Совершенно очевидно, что роман задумывался Пастернаком не как политический памфлет и даже не как историческое произведение о происшедшем в России. Это был роман о незыблемых ценностях: о взаимоотношениях личности и истории, о предстоянии человека перед Богом, о творческой свободе, о трагичном разрушении биографий и вечной жизни души. Роман о бессмертии — так правильнее всего было бы определить его тему. Героем романа Пастернак делает человека, близкого к нему по складу мышления и силе дарования, но принципиально отличного с точки зрения биографии. Юрий Андреевич Живаго — сирота, свободный от родительского влияния, попечения и авторитета, ничего не обязанный доказывать своим близким, никак не зависящий от их мнения. По происхождению он русский, то есть освобожден Пастернаком от комплексов рождения и национальной проблематики. Он любим своей первой возлюбленной Тоней Громеко и женится рано и по взаимному чувству — вспомним, какой удар был нанесен Пастернаку отказом Иды Высоцкой, как это сломало и искалечило его судьбу. Но главное отличие Пастернака от его героя заключается в том, что Юрий Андреевич — профессиональный врач и только во вторую очередь — поэт-дилетант. К слову, отметим, как легко, с первого раза он становится на свой профессиональный путь, нисколько не колеблясь и не ошибаясь в выборе.

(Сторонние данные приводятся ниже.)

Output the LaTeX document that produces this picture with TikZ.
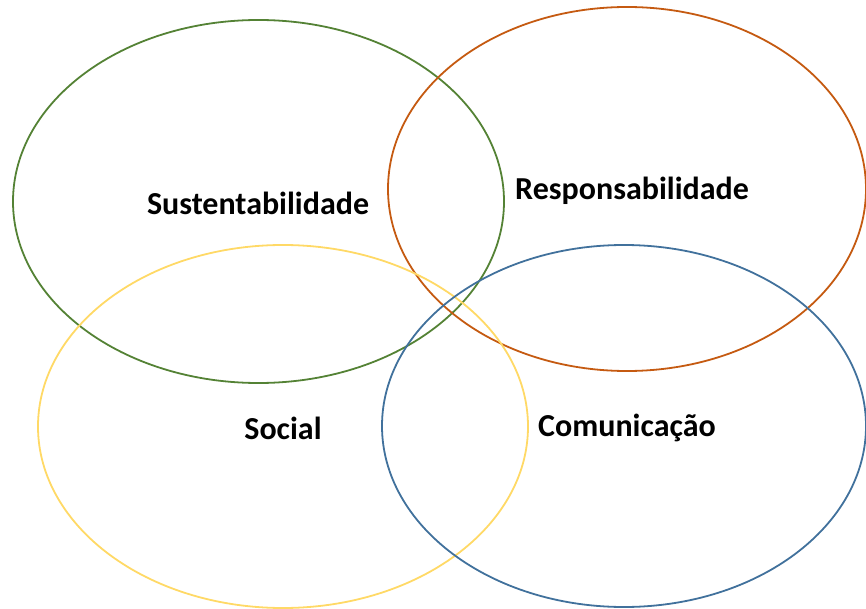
\documentclass[tikz,border=0pt]{standalone}
\usepackage{fontspec}
\setmainfont{Carlito}
\usepackage{tkz-euclide}
\definecolor{verde}{RGB}{84,130,53}
\definecolor{laranja}{RGB}{197,90,17}
\definecolor{amarelo}{RGB}{255,217,102}
\definecolor{azul}{RGB}{65,113,156}
\tikzset{circulo/.style={line width=1.8pt},
  rotulo/.style={font=\fontsize{32}{38}\selectfont\bfseries}}

\begin{document}
\begin{tikzpicture}[x=1pt,y=-1pt]
  \useasboundingbox (0,0) rectangle (866,609);
  \tkzDefPoints{258.5/201.5/S, 627/189/R, 283/426.5/O, 624/426/C}

  \draw[circulo, verde] (S) ellipse [x radius=245.5, y radius=181.5];
  \draw[circulo, laranja] (R) ellipse [x radius=239, y radius=182];
  \draw[circulo, amarelo] (O) ellipse [x radius=245, y radius=181.5];
  \draw[circulo, azul] (C) ellipse [x radius=242, y radius=181];

  \node[rotulo] (sust) at (258,203) {Sustentabilidade};
  \node[rotulo] (resp) at (632,191) {Responsabilidade};
  \node[rotulo] (soc) at (283,428) {Social};
  \node[rotulo] (com) at (627,428) {Comunicação};
\end{tikzpicture}
\end{document}
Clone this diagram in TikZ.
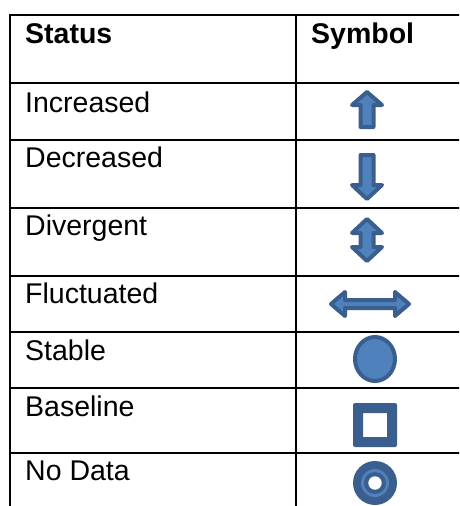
\documentclass[tikz,border=0pt]{standalone}
\usepackage{fontspec}
\setmainfont{Liberation Sans}
\usepackage{tikz}
\definecolor{symfill}{HTML}{4F81BD}
\definecolor{symdark}{HTML}{3A5F8F}
% symbol outlines, drawn round the origin
\def \UpArr{(0,-18) -- (15,-5) -- (6.5,-5) -- (6.5,17) -- (-6.5,17) -- (-6.5,-5) -- (-15,-5) -- cycle}
\def \DownArr{(0,21) -- (15,7) -- (6.5,7) -- (6.5,-23) -- (-6.5,-23) -- (-6.5,7) -- (-15,7) -- cycle}
\def \UpDownArr{(0,-21) -- (15,-7) -- (6.5,-7) -- (6.5,7) -- (15,7) -- (0,21) -- (-15,7) -- (-6.5,7) -- (-6.5,-7) -- (-15,-7) -- cycle}
\def \LeftRightArr{(-39,0) -- (-25,-12) -- (-25,-4) -- (25,-4) -- (25,-12) -- (39,0) -- (25,12) -- (25,4) -- (-25,4) -- (-25,12) -- cycle}
\def \Canvas{(0,0) rectangle (459,506)}

\begin{document}
\begin{tikzpicture}[x=1pt,y=-1pt,
	rule/.style={line width=2.6pt,line cap=rect},
	label/.style={anchor=base west,inner sep=0pt,font=\fontsize{28.5}{34}\selectfont},
	sym/.style={fill=symfill,draw=symdark,line width=4pt,line join=round}]
\useasboundingbox \Canvas;
\clip \Canvas;
% table rules
\foreach \y in {15,83,140,208,276,332,388,453}
	\draw[rule] (10,\y) -- (470,\y);
\draw[rule] (10,15) -- (10,520);
\draw[rule] (296,15) -- (296,520);
% header and status texts
\node[label,font=\fontsize{28.5}{34}\selectfont\bfseries] (status) at (25,43) {Status};
\node[label,font=\fontsize{28.5}{34}\selectfont\bfseries] (symbol) at (311,43) {Symbol};
\node[label] (inc) at (25,112) {Increased};
\node[label] (dec) at (25,167) {Decreased};
\node[label] (div) at (25,235) {Divergent};
\node[label] (fluc) at (25,303) {Fluctuated};
\node[label] (stab) at (25,360) {Stable};
\node[label] (base) at (25,416) {Baseline};
\node[label] (nodata) at (25,480) {No Data};
% symbol column
\coordinate (incsym) at (367,110);
\coordinate (decsym) at (367,178);
\coordinate (divsym) at (367,240);
\coordinate (flucsym) at (370,304);
\coordinate (stabsym) at (375,359);
\coordinate (basesym) at (375,425);
\coordinate (nodatasym) at (375,483);
\scope[shift={(incsym)}] \draw[sym] \UpArr; \endscope
\scope[shift={(decsym)}] \draw[sym] \DownArr; \endscope
\scope[shift={(divsym)}] \draw[sym] \UpDownArr; \endscope
\scope[shift={(flucsym)}] \draw[sym] \LeftRightArr; \endscope
\draw[sym] (stabsym) ellipse [x radius=20,y radius=22];
\scope[shift={(basesym)}]
	\fill[symdark,even odd rule,rounded corners=2pt] (-22,-22) rectangle (22,22)
		[sharp corners] (-12,-12) rectangle (12,12);
\endscope
\scope[shift={(nodatasym)}]
	\fill[symdark] (0,0) circle (22);
	\fill[symfill] (0,0) circle (14);
	\fill[symdark] (0,0) circle (11);
	\fill[white] (0,0) circle (6.7);
\endscope
\end{tikzpicture}
\end{document}
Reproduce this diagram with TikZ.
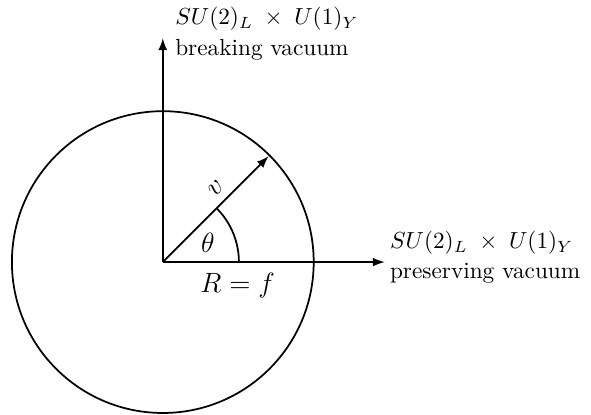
\documentclass[tikz,border=0pt]{standalone}
\usetikzlibrary{arrows}

\begin{document}
\begin{tikzpicture}[line width=0.75pt]
  \useasboundingbox (-2.46,-2.30) rectangle (6.47,3.96);
  \coordinate (O) at (0,0);
  \coordinate (ytop) at (0,3.38);
  \coordinate (xend) at (3.35,0);
  \coordinate (vtip) at (45:2.26);
  \draw (O) circle (2.28);
  \draw[-latex] (O) -- (ytop);
  \draw[-latex] (O) -- (xend);
  \draw[-latex] (O) -- (vtip)
    node[pos=0.6, above, sloped] (vlab) {\large $v$};
  \draw (1.15,0) arc (0:45:1.15);
  \node (theta) at (0.68,0.29) {\large $\theta$};
  \node (radius) at (1.13,-0.36) {\large $R=f$};
  \node[right, align=left, inner sep=2pt, xshift=3pt, yshift=2pt] (brk) at (ytop)
    {$SU(2)_L\;\times\;U(1)_Y$\\[1pt]breaking vacuum};
  \node[right, align=left, inner sep=2pt, yshift=2pt] (pres) at (xend)
    {$SU(2)_L\;\times\;U(1)_Y$\\[1pt]preserving vacuum};
\end{tikzpicture}
\end{document}
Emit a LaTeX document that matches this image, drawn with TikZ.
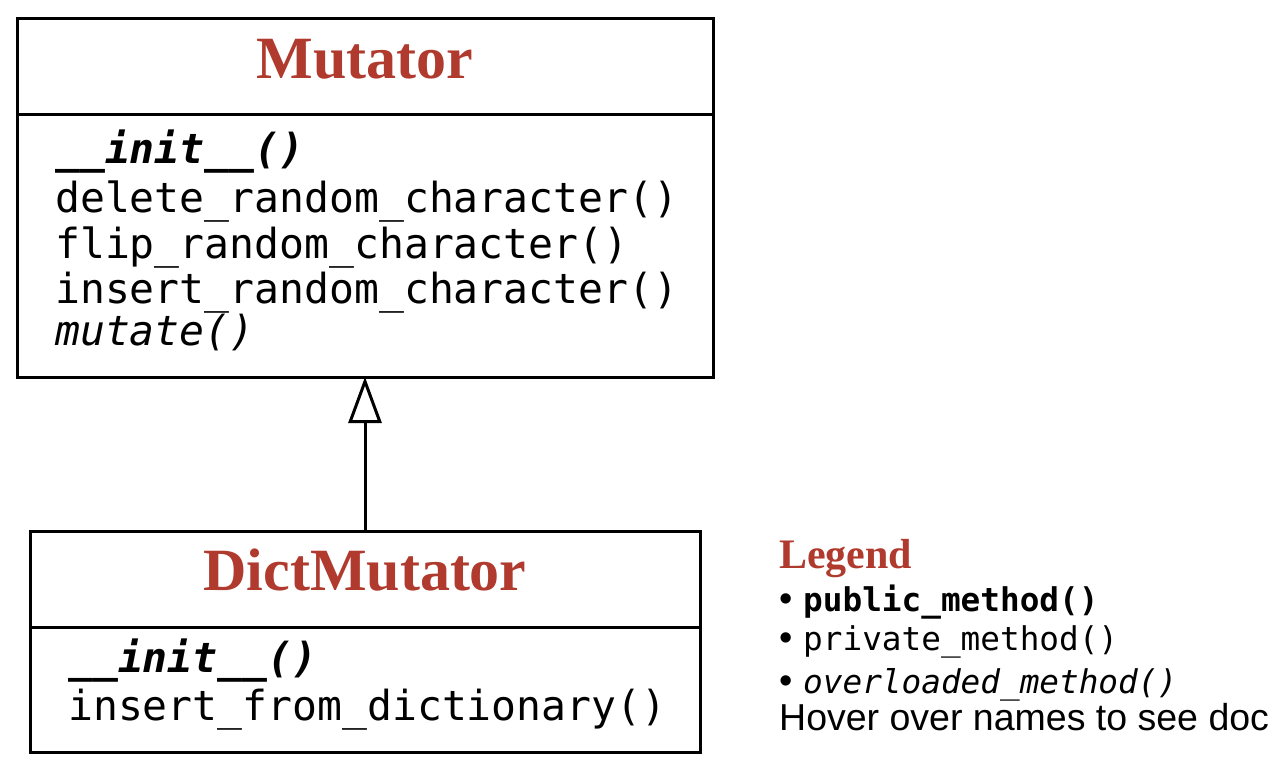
\documentclass[tikz,border=0pt]{standalone}
\usepackage{fontspec}
\setmonofont{DejaVu Sans Mono}
\newfontfamily\titlefont{Liberation Serif}
\newfontfamily\legendfont{Liberation Sans}
\usepackage{tikz}
\usetikzlibrary{arrows.meta,positioning}
\definecolor{titlered}{HTML}{B03A2E}
\newcommand{\legbullet}{\makebox[24pt][l]{\legendfont\mdseries\upshape\fontsize{38}{38}\selectfont •}}
\tikzset{
  classbox/.style={draw, line width=3pt, inner sep=0pt, outer sep=0pt},
  classname/.style={font=\titlefont\bfseries\fontsize{60}{60}\selectfont, text=titlered, anchor=base, inner sep=0pt},
  method/.style={font=\ttfamily\fontsize{41.4}{46}\selectfont, anchor=base west, inner sep=0pt},
  legendtitle/.style={font=\titlefont\bfseries\fontsize{42}{42}\selectfont, text=titlered, anchor=base west, inner sep=0pt},
  legenditem/.style={font=\ttfamily\fontsize{32.7}{40}\selectfont, anchor=base west, inner sep=0pt},
}

\begin{document}
\begin{tikzpicture}[x=1pt,y=-1pt]
      \useasboundingbox (0,0) rectangle (1287,771);

      % Class Mutator
      \node[classbox, minimum width=696pt, minimum height=96pt] (mutHead) at (365,66) {};
      \node[classbox, minimum width=696pt, minimum height=263pt, below=0pt of mutHead] (mutBody) {};
      \node[classname] (mutName) at (365,78) {Mutator};
      \node[method] (mutInit) at (55,163) {\bfseries\itshape \_\_init\_\_()};
      \node[method] (mutDelete) at (55,212) {delete\_random\_character()};
      \node[method] (mutFlip) at (55,258) {flip\_random\_character()};
      \node[method] (mutInsert) at (55,303) {insert\_random\_character()};
      \node[method] (mutMutate) at (55,345) {\itshape mutate()};

      % Class DictMutator
      \node[classbox, minimum width=670pt, minimum height=96pt] (dictHead) at (365,579) {};
      \node[classbox, minimum width=670pt, minimum height=125pt, below=0pt of dictHead] (dictBody) {};
      \node[classname] (dictName) at (365,590) {DictMutator};
      \node[method] (dictInit) at (68,672) {\bfseries\itshape \_\_init\_\_()};
      \node[method] (dictInsert) at (68,720) {insert\_from\_dictionary()};

      % Inheritance
      \draw[line width=3pt, -{Triangle[open, length=46pt, width=33pt]}] (dictHead.north) -- (mutBody.south);

      % Legend
      \node[legendtitle] (legTitle) at (779,568) {Legend};
      \node[legenditem] (legPublic) at (779,611) {\legbullet\bfseries public\_method()};
      \node[legenditem] (legPrivate) at (779,650) {\legbullet private\_method()};
      \node[legenditem] (legOverload) at (779,693) {\legbullet\itshape overloaded\_method()};
      \node[anchor=base west, inner sep=0pt, font=\legendfont\fontsize{37.5}{40}\selectfont] (legHover) at (779,730) {Hover over names to see doc};
    \end{tikzpicture}
\end{document}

Поэт, который может позволить себе писать только под воздействием полученных впечатлений, — дилетант. Это представление соответствует любимому образу Пастернака: поэзия — губка, которая впитывает в себя реальность. Поэту остается только выжать ее на бумагу.
Поэзия! Греческой губкой в присосках
Будь ты, и меж зелени клейкой
Тебя б положил я на мокрую доску
Зеленой садовой скамейки.
Расти себе пышные брыжжи и фижмы,
Вбирай облака и овраги,
А ночью, поэзия, я тебя выжму
Во здравие жадной бумаги.
Быть профессиональным поэтом для Пастернака значило прежде всего подчинять свою природную «восприимчивость лирика» тем требованиям, которые предъявляла действительность. А ему выпало жить в эпоху, когда такие требования предъявлялись особенно жестко и бескомпромиссно. Фактически профессионализм в поэзии для Пастернака становится символом несвободы, замкнутости внутри заколдованного круга, когда нет возможности говорить о том, что ты считаешь единственно важным, и говорить именно так, как к этому призывает тебя собственный дар. В этом смысле первым «дилетантским» произведением можно считать роман Пастернака «Доктор Живаго», как сам автор писал об этом: «Я не могу понять рассуждений вокруг Д.Ж. Самобытно ли это или устарело? Отказался ли я от оригинальности по уважительным причинам или, напротив, никогда не обладал ей <…> А Доктор Живаго был бурей чувств, наблюдений, ужасов и пожеланий, и единственной моей заботой во время его написания было не потонуть в нем»{417}.